To which I received this response:

"I did that study after the 2008 season, and I haven’t come up with any reason to think the results would be significantly different based on what I saw this year.  However, Bay’s number was 43 percent fewer (the 39 percent was for all three of those players together)."

Cut 43 percent in half to account for half of Bay’s games coming at home in Citi Field.  The charts below show how this would have affected his 2009 home run output as well as how it would affect his 2010 projected home run outputs. 

: This does not take into account where (home/road) he hit his home runs in 2009.  Bay actually hit 21 of his 36 home runs on the road. 

That is quite a dramatic drop in home runs as the proposed Citi Field repression keeps his totals all under 30.  Are these numbers the final word?  No, but if there is one person whose opinion I trust when it comes to the way a ballpark affects home runs, it’s Greg Rybarczyk.  The bottom line here is that Bay should most definitely see a regression in home runs and there is a chance he sees a sizeable drop. 

The good news is that Bay hits most of his home runs to dead left, which has less drastic dimensions than right and right-center (image below via hittrackeronline.com ).

Note that the scatter plot shows each home run’s “true distance” defined as: If the home run flew uninterrupted all the way back to field level, the actual distance the ball traveled from home plate, in feet.
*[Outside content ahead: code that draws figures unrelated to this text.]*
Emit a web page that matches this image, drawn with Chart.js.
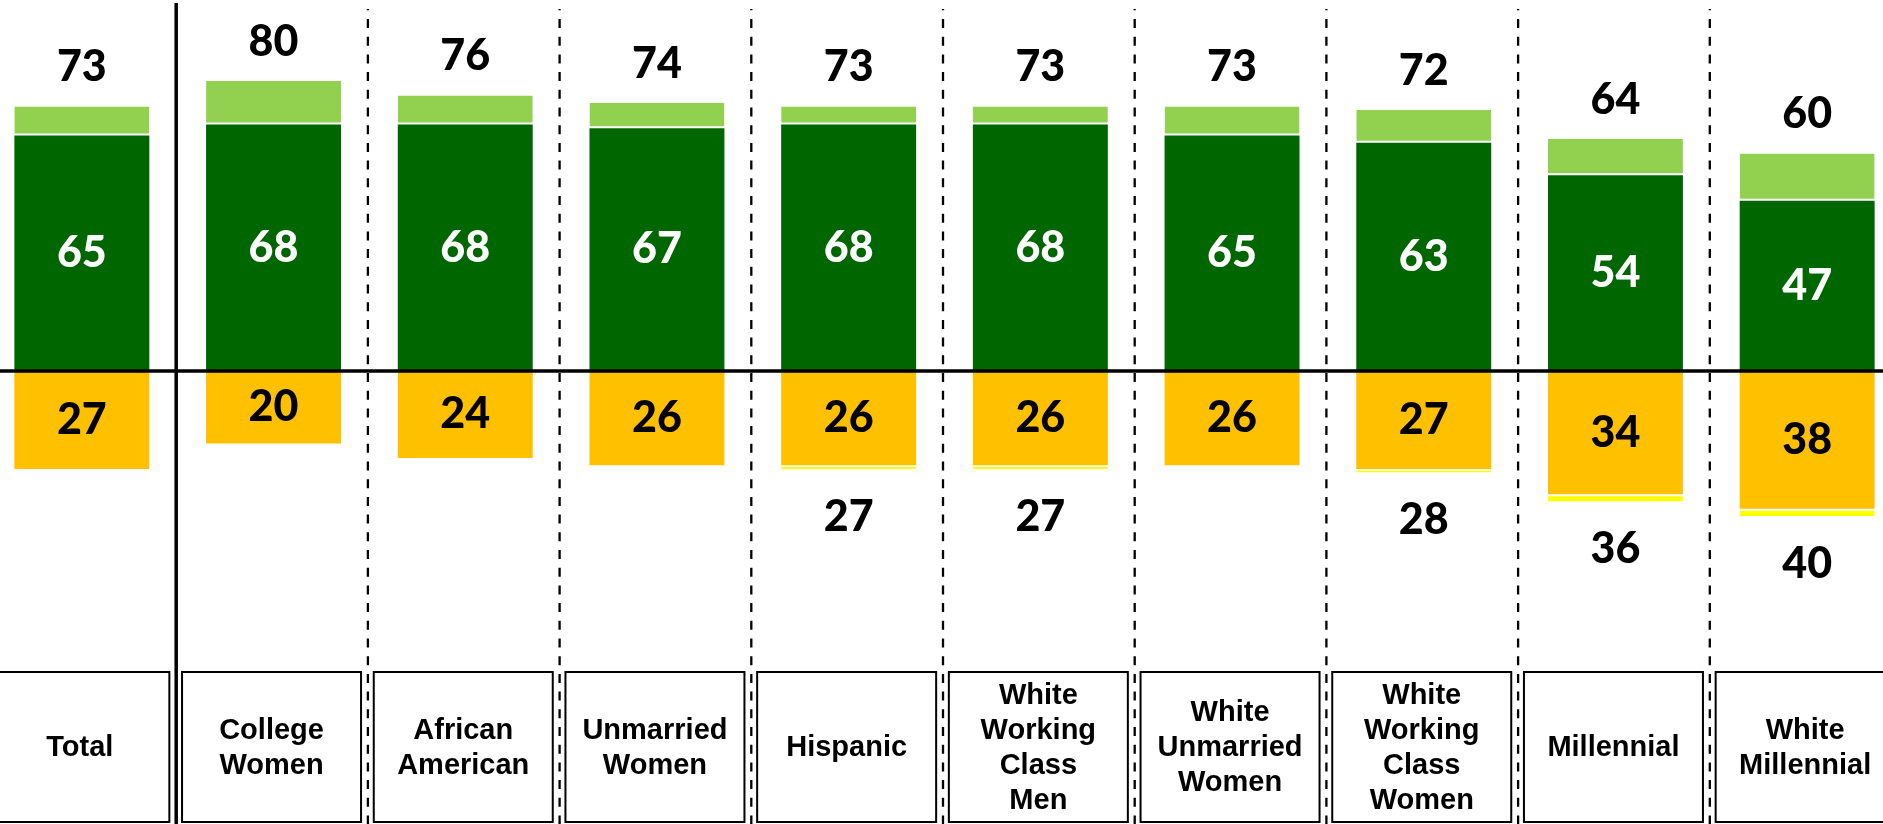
<!DOCTYPE html>
<html>
<head>
<meta charset="utf-8">
<title>Group ratings</title>
<script src="https://cdn.jsdelivr.net/npm/chart.js@4.4.1/dist/chart.umd.min.js"></script>
<style>
  html, body { margin: 0; padding: 0; background: #fff; overflow: hidden; width: 1883px; height: 824px; }
  #wrap { position: absolute; left: -14px; top: 0; width: 1917px; height: 824px; }
</style>
</head>
<body>
<div id="wrap"><canvas id="chart" width="1917" height="824"></canvas></div>
<script>
// category labels, one entry per line of the box text
const categories = [
  ["Total"],
  ["College", "Women"],
  ["African", "American"],
  ["Unmarried", "Women"],
  ["Hispanic"],
  ["White", "Working", "Class", "Men"],
  ["White", "Unmarried", "Women"],
  ["White", "Working", "Class", "Women"],
  ["Millennial"],
  ["White", "Millennial"]
];

// segment values
const positiveCore = [65, 68, 68, 67, 68, 68, 65, 63, 54, 47];
const positiveLean = [8, 12, 8, 7, 5, 5, 8, 9, 10, 13];
const negativeCore = [27, 20, 24, 26, 26, 26, 26, 27, 34, 38];
const negativeLean = [0, 0, 0, 0, 1, 1, 0, 1, 2, 2];

// totals printed above / below the bars
const positiveTotals = [73, 80, 76, 74, 73, 73, 73, 72, 64, 60];
const negativeTotals = [null, null, null, null, 27, 27, null, 28, 36, 40];

const numberFont = "900 43px Lato";
const categoryFont = "bold 29px 'Liberation Sans', Arial, sans-serif";

function drawSeparators(chart) {
  const { ctx } = chart;
  const xScale = chart.scales.x;
  for (let i = 0; i < categories.length - 1; i++) {
    const x = (xScale.getPixelForValue(i) + xScale.getPixelForValue(i + 1)) / 2 - 1.5;
    ctx.beginPath();
    if (i === 0) {
      ctx.setLineDash([]);
      ctx.lineWidth = 3.5;
      ctx.moveTo(x, 3);
    } else {
      ctx.setLineDash([9, 8.7]);
      ctx.lineDashOffset = 7.7;
      ctx.lineWidth = 2.3;
      ctx.moveTo(x, 9);
    }
    ctx.lineTo(x, chart.height);
    ctx.strokeStyle = "#000";
    ctx.stroke();
  }
  ctx.setLineDash([]);
}

function drawZeroLine(chart) {
  const { ctx } = chart;
  const y = chart.scales.y.getPixelForValue(0);
  ctx.beginPath();
  ctx.moveTo(0, y);
  ctx.lineTo(chart.width, y);
  ctx.lineWidth = 3.5;
  ctx.strokeStyle = "#000";
  ctx.stroke();
}

function drawValueLabels(chart) {
  const { ctx } = chart;
  const [core, lean, neg, negLean] = [0, 1, 2, 3].map((i) => chart.getDatasetMeta(i).data);
  ctx.font = numberFont;
  ctx.textAlign = "center";
  ctx.textBaseline = "middle";
  categories.forEach((_, i) => {
    const x = core[i].x;
    ctx.fillStyle = "#fff";
    ctx.fillText(positiveCore[i], x, (core[i].y + core[i].base) / 2);
    ctx.fillStyle = "#000";
    ctx.fillText(negativeCore[i], x, (neg[i].y + neg[i].base) / 2);
    ctx.fillText(positiveTotals[i], x, lean[i].y - 39);
    if (negativeTotals[i] !== null) {
      ctx.fillText(negativeTotals[i], x, negLean[i].y + 48);
    }
  });
}

function drawCategoryBoxes(chart) {
  const { ctx } = chart;
  const xScale = chart.scales.x;
  const boxTop = 672;
  const boxHeight = 150;
  const boxWidth = 179;
  const lineHeight = 35;
  ctx.font = categoryFont;
  ctx.textAlign = "center";
  ctx.textBaseline = "middle";
  categories.forEach((lines, i) => {
    const cx = xScale.getPixelForValue(i) - 2;
    ctx.lineWidth = 2;
    ctx.strokeStyle = "#000";
    ctx.strokeRect(cx - boxWidth / 2, boxTop, boxWidth, boxHeight);
    const mid = boxTop + boxHeight / 2 + 1;
    ctx.fillStyle = "#000";
    lines.forEach((line, j) => {
      ctx.fillText(line, cx, mid + (j - (lines.length - 1) / 2) * lineHeight);
    });
  });
}

const overlayPlugin = {
  id: "overlay",
  afterDatasetsDraw(chart) {
    chart.ctx.save();
    drawSeparators(chart);
    drawZeroLine(chart);
    drawValueLabels(chart);
    drawCategoryBoxes(chart);
    chart.ctx.restore();
  }
};

const barShape = {
  barPercentage: 0.704,
  categoryPercentage: 1,
  borderSkipped: false,
  borderColor: "#fff"
};

new Chart(document.getElementById("chart"), {
  type: "bar",
  data: {
    labels: categories.map((lines) => lines.join(" ")),
    datasets: [
      { ...barShape, label: "core", data: positiveCore, backgroundColor: "#006600", borderWidth: 0 },
      { ...barShape, label: "lean", data: positiveLean, backgroundColor: "#92D050", borderWidth: { bottom: 2 } },
      { ...barShape, label: "negative", data: negativeCore.map((v) => -v), backgroundColor: "#FFC000", borderWidth: 0 },
      { ...barShape, label: "negative lean", data: negativeLean.map((v) => -v), backgroundColor: "#FFFF00", borderWidth: { top: 2 } }
    ]
  },
  options: {
    responsive: false,
    animation: false,
    layout: { padding: { top: 8.5, bottom: 163, left: 0, right: 0 } },
    plugins: {
      legend: { display: false },
      tooltip: { enabled: false }
    },
    scales: {
      x: { stacked: true, display: false },
      y: { stacked: true, display: false, min: -80, max: 100 }
    }
  },
  plugins: [overlayPlugin]
});
</script>
</body>
</html>
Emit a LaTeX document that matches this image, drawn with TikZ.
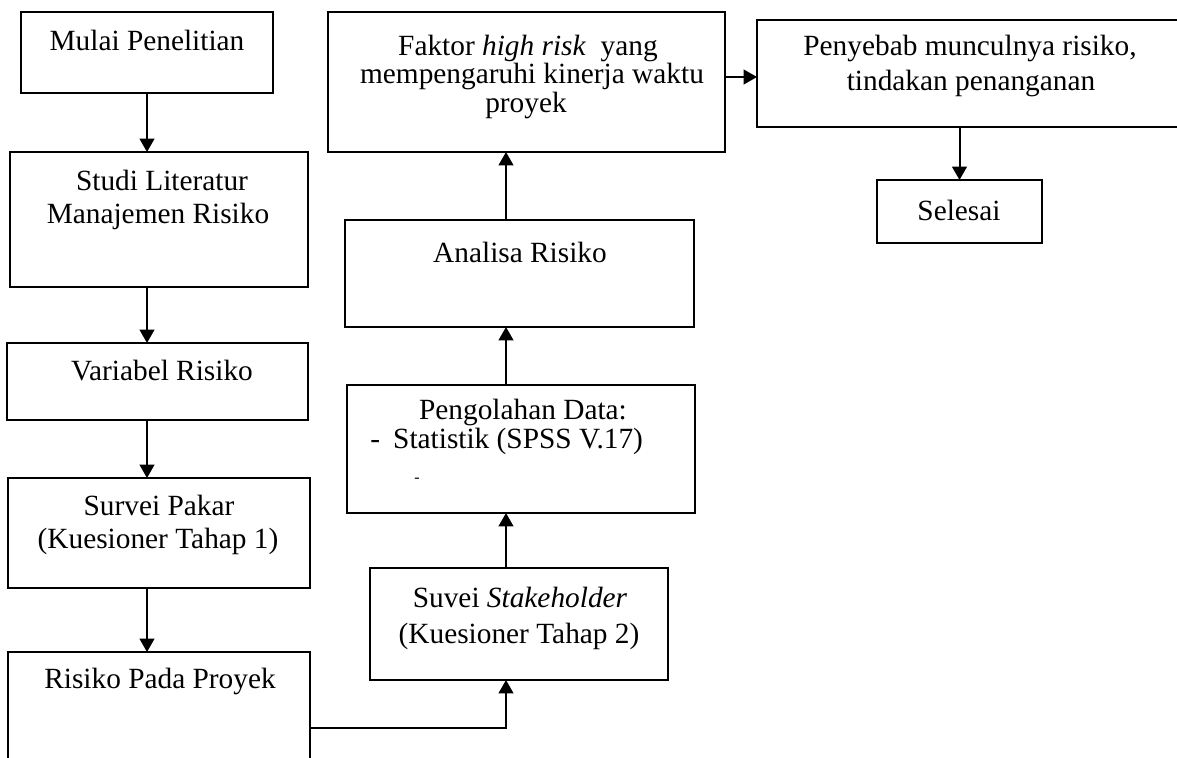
\documentclass[tikz,border=0pt]{standalone}
\usepackage{fontspec}
\setmainfont{Liberation Serif}
\usetikzlibrary{arrows.meta}

\begin{document}
\begin{tikzpicture}[x=0.75pt,y=-0.75pt,
  box/.style={draw=black, line width=1.7pt, inner sep=0pt, outer sep=0pt},
  wh/.style 2 args={minimum width=#1*0.75pt, minimum height=#2*0.75pt},
  lbl/.style={anchor=base, inner sep=0pt, font=\fontsize{22}{26}\selectfont},
  flow/.style={line width=1.5pt, -{Triangle[length=10pt,width=11pt]}},
]
\useasboundingbox (0,0) rectangle (1177,757);
\clip (0,0) rectangle (1177,757);

% process boxes
\node[box, wh={252}{81}]  (mulai)    at (147,52.5)  {};
\node[box, wh={298}{135}] (studi)    at (159,219.5) {};
\node[box, wh={301}{77}]  (variabel) at (157.5,381.5) {};
\node[box, wh={302}{110}] (survei)   at (159,533)   {};
\node[box, wh={302}{130}] (risiko)   at (159,717)   {};
\node[box, wh={397}{140}] (faktor)   at (526.5,82)  {};
\node[box, wh={440}{107}] (penyebab) at (977,73.5)  {};
\node[box, wh={165}{63}]  (selesai)  at (959.5,211.5) {};
\node[box, wh={349}{107}] (analisa)  at (519.5,273.5) {};
\node[box, wh={348}{128}] (olah)     at (521,449)   {};
\node[box, wh={298}{112}] (suvei)    at (519,624)   {};

% guide coordinates for the connector lines
\coordinate (lcol) at (147,0);
\coordinate (mcol) at (506,0);
\coordinate (rrow) at (0,77);
\coordinate (bend) at (506,728);

% connectors
\draw[flow] (mulai.south -| lcol) -- (studi.north -| lcol);
\draw[flow] (studi.south -| lcol) -- (variabel.north -| lcol);
\draw[flow] (variabel.south -| lcol) -- (survei.north -| lcol);
\draw[flow] (survei.south -| lcol) -- (risiko.north -| lcol);
\draw[flow] (risiko.east |- bend) -- (bend) -- (suvei.south -| bend);
\draw[flow] (suvei.north -| mcol) -- (olah.south -| mcol);
\draw[flow] (olah.north -| mcol) -- (analisa.south -| mcol);
\draw[flow] (analisa.north -| mcol) -- (faktor.south -| mcol);
\draw[flow] (faktor.east |- rrow) -- (penyebab.west |- rrow);
\draw[flow] (penyebab.south -| selesai.north) -- (selesai.north);

% labels
\node[lbl] (t-mulai)  at (147,50)  {Mulai Penelitian};
\node[lbl] (t-studi1) at (162,190) {Studi Literatur};
\node[lbl] (t-studi2) at (158,223) {Manajemen Risiko};
\node[lbl] (t-var)    at (162,380) {Variabel Risiko};
\node[lbl] (t-surv1)  at (159,515) {Survei Pakar};
\node[lbl] (t-surv2)  at (158,548) {(Kuesioner Tahap 1)};
\node[lbl] (t-risiko) at (160,688) {Risiko Pada Proyek};
\node[lbl] (t-fak1)   at (528,55)  {Faktor \textit{high risk}\ \ yang};
\node[lbl] (t-fak2)   at (532,83)  {mempengaruhi kinerja waktu};
\node[lbl] (t-fak3)   at (526,112) {proyek};
\node[lbl] (t-pen1)   at (970,55)  {Penyebab munculnya risiko,};
\node[lbl] (t-pen2)   at (971,90)  {tindakan penanganan};
\node[lbl] (t-sel)    at (959,220) {Selesai};
\node[lbl] (t-ana)    at (520,262) {Analisa Risiko};
\node[lbl] (t-olah1)  at (523,419) {Pengolahan Data:};
\node[lbl, anchor=base west] (t-olah2) at (370,448) {-\hspace{0.45em}Statistik (SPSS V.17)};
\node[lbl, anchor=base west, font=\fontsize{12}{14}\selectfont] (t-olah3) at (414,482) {-};
\node[lbl] (t-suv1)   at (520,607) {Suvei \textit{Stakeholder}};
\node[lbl] (t-suv2)   at (519,643) {(Kuesioner Tahap 2)};
\end{tikzpicture}
\end{document}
If the ball’s flight was interrupted before returning all the way down to field level (as is usually the case), the estimated distance the ball would have traveled if its flight had continued uninterrupted all the way down to field level.  

The fact that Bay pulls the majority of his home runs is certainly a plus as Citi Field’s “killer” dimensions are found from center to right.  Still, the difference is obvious and should indeed repress Bay’s power at home. 

Moving out of the American League East seems like a positive, as the National League is perceived as the inferior league.  I should note, however, that 15 of the top 25 fantasy pitchers according to Mock Draft Central’s ADP data are from the National League.  Also, the average FIP* for the National League was 4.18 in 2009 compared to the American League average of 4.39 (Minimum 100 IP).

Bay has not been a good line drive hitter over the past four seasons and both his strikeout rate and whiff rate** have worsened over the last two seasons.  Those factors should keep his AVG down once again.  Bay hit only .267 last season with a .318 BABIP. 

The bottom line is clear: It is unlikely that Jason Bay tops 35 home runs as a member of the Mets and there is a chance that he fails to even reach the 30 home run plateau.  He will be hitting in what should be a healthy and improved offense, but we can’t count on a high AVG no matter what. 

Given the risk in Bay’s power numbers, a current ADP late in round two/early round three is too high.  I’d feel more comfortable if he fell to rounds four or below, but all in all, Bay is a guy I wouldn’t mind missing out on in 2010.

*FIP : Fielding Independent Pitching, a measure of all those things for which a pitcher is specifically responsible. The formula is (HR*13+(BB+HBP-IBB)*3-K*2)/IP, plus a league-specific factor (usually around 3.2) to round out the number to an equivalent ERA number. FIP helps you understand how well a pitcher pitched, regardless of how well his fielders fielded.—The Hardball Times

**Whiff Rate : Simply put, the rate at which a hitter swings and misses.